Work to complete: Go through the entries below and copy each line containing the word "image".

═══ Given data ═══

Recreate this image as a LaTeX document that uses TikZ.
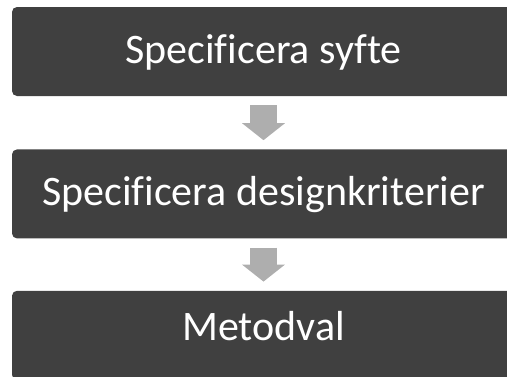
\documentclass[tikz,border=0pt]{standalone}
\usepackage{fontspec}
\setmainfont{Carlito}[Ligatures=NoCommon]
\usetikzlibrary{arrows.meta,
positioning}
\definecolor{boxgray}{HTML}{404040}
\definecolor{arrowgray}{HTML}{AEAEAE}

\begin{document}
\begin{tikzpicture} [x=1pt,
    y=-1pt,
    stage node/.style={rectangle, rounded corners=5pt, fill = boxgray,
        text = white, align=center, inner sep=0pt,
        minimum width = 503pt, minimum height = 89pt,
        text height = 30pt, text depth = 7pt,
        font=\fontsize{42}{48}\selectfont},
    flow arrow/.style={arrowgray, line width=27pt,
        shorten <=9pt, shorten >=9pt,
        -{Triangle[width=42pt, length=17pt]}}
  ]

  \useasboundingbox (0, 0) rectangle (507, 376);
  \clip (0, 0) rectangle (507, 376);

  \node [stage node] (syfte) at (263.5, 51.5) {Specificera syfte};

  \node [stage node,
    below = 53pt of syfte
  ] (kriterier) {Specificera designkriterier};

  \node [stage node,
    text depth = 19pt,
    below = 52pt of kriterier
  ] (metod) {Metodval};

  %%%%%%%%%%%%%%%%%%%%%%%%%%%%%%

  \draw [flow arrow] (syfte.south) -- (kriterier.north);
  \draw [flow arrow] (kriterier.south) -- (metod.north);

\end{tikzpicture}
\end{document}
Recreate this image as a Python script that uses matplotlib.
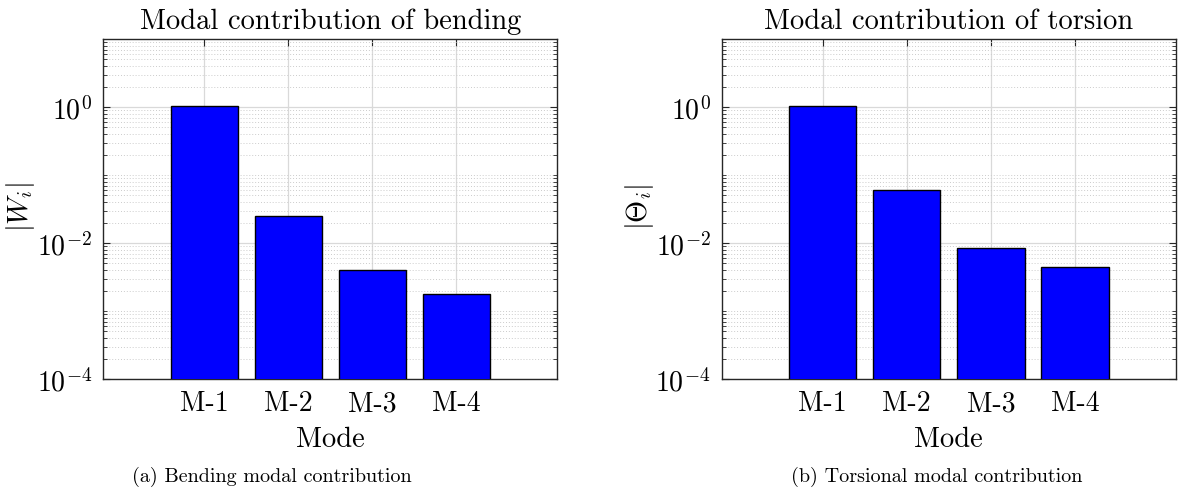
import numpy as np
import matplotlib
matplotlib.use("Agg")
import matplotlib.pyplot as plt
from matplotlib.ticker import FixedLocator, LogFormatterSciNotation, NullFormatter

plt.rcParams["font.family"] = ["cmr10", "DejaVu Serif"]
plt.rcParams["mathtext.fontset"] = "cm"
plt.rcParams["axes.formatter.use_mathtext"] = True

modes = ["M-1", "M-2", "M-3", "M-4"]
bending = [1.02, 0.0252, 0.0040, 0.00175]
torsion = [1.05, 0.060, 0.0085, 0.0044]

titles = ["Modal contribution of bending", "Modal contribution of torsion"]
ylabels = [r"$|W_i|$", r"$|\Theta_i|$"]
captions = ["(a) Bending modal contribution", "(b) Torsional modal contribution"]

fig = plt.figure(figsize=(11.79, 5.02), dpi=100)
W, H = 1179.0, 502.0
axes_px = [(103.3, 557.3), (721.7, 1176.0)]
top_px, bot_px = 40.0, 380.0
caption_x = [272.0, 937.0]

major_y = [1e-4, 1e-2, 1e0]
minor_y = [k * 10.0 ** n for n in range(-4, 1) for k in range(1, 10)
           if not (k == 1 and n in (-4, -2, 0))] + [10.0]

x = np.arange(1, len(modes) + 1)
edge = "#262626"

for i, values in enumerate([bending, torsion]):
    x0, x1 = axes_px[i]
    ax = fig.add_axes([x0 / W, 1 - bot_px / H, (x1 - x0) / W, (bot_px - top_px) / H])
    ax.bar(x, values, width=0.8, color=(0, 0, 1), edgecolor="black", linewidth=1.0, zorder=3)
    ax.set_yscale("log")
    ax.set_ylim(1e-4, 1e1)
    ax.set_xlim(-0.2, 5.2)

    ax.set_xticks(x)
    ax.set_xticklabels(modes, fontsize=20)
    ax.yaxis.set_major_locator(FixedLocator(major_y))
    ax.yaxis.set_major_formatter(LogFormatterSciNotation())
    ax.yaxis.set_minor_locator(FixedLocator(minor_y))
    ax.yaxis.set_minor_formatter(NullFormatter())
    ax.tick_params(axis="y", labelsize=20)

    ax.tick_params(which="both", direction="in", top=True, right=True, color=edge)
    ax.tick_params(which="major", length=5, width=0.8, pad=8)
    ax.tick_params(which="minor", length=3, width=0.6)
    ax.tick_params(axis="x", which="minor", top=False, bottom=False)

    ax.set_axisbelow(True)
    ax.grid(True, which="major", axis="both", color="#d9d9d9", linewidth=0.9, linestyle="-")
    ax.grid(True, which="minor", axis="y", color="#cccccc", linewidth=0.7, linestyle=(0, (1, 2)))

    for s in ax.spines.values():
        s.set_color(edge)
        s.set_linewidth(1.0)

    ax.set_title(titles[i], fontsize=20.5, pad=8)
    ax.set_xlabel("Mode", fontsize=20.5, labelpad=7)
    ax.set_ylabel(ylabels[i], fontsize=20.5)
    ax.yaxis.set_label_coords(-0.145, 0.51)

    fig.text(caption_x[i] / W, 1 - 477.0 / H, captions[i], fontsize=14.5,
             ha="center", va="center")

fig.savefig("out.png", dpi=100)
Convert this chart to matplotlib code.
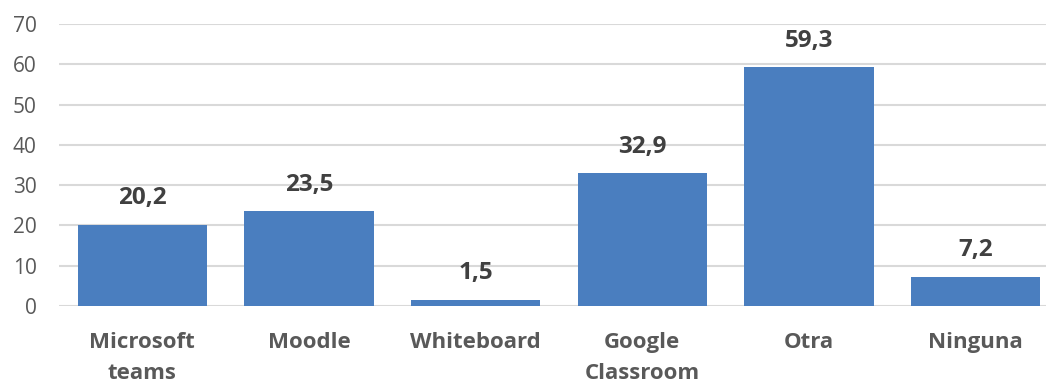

═══

Result below:
Recreate this image as a LaTeX document that uses TikZ.
Recreate this image as a Python script that uses matplotlib.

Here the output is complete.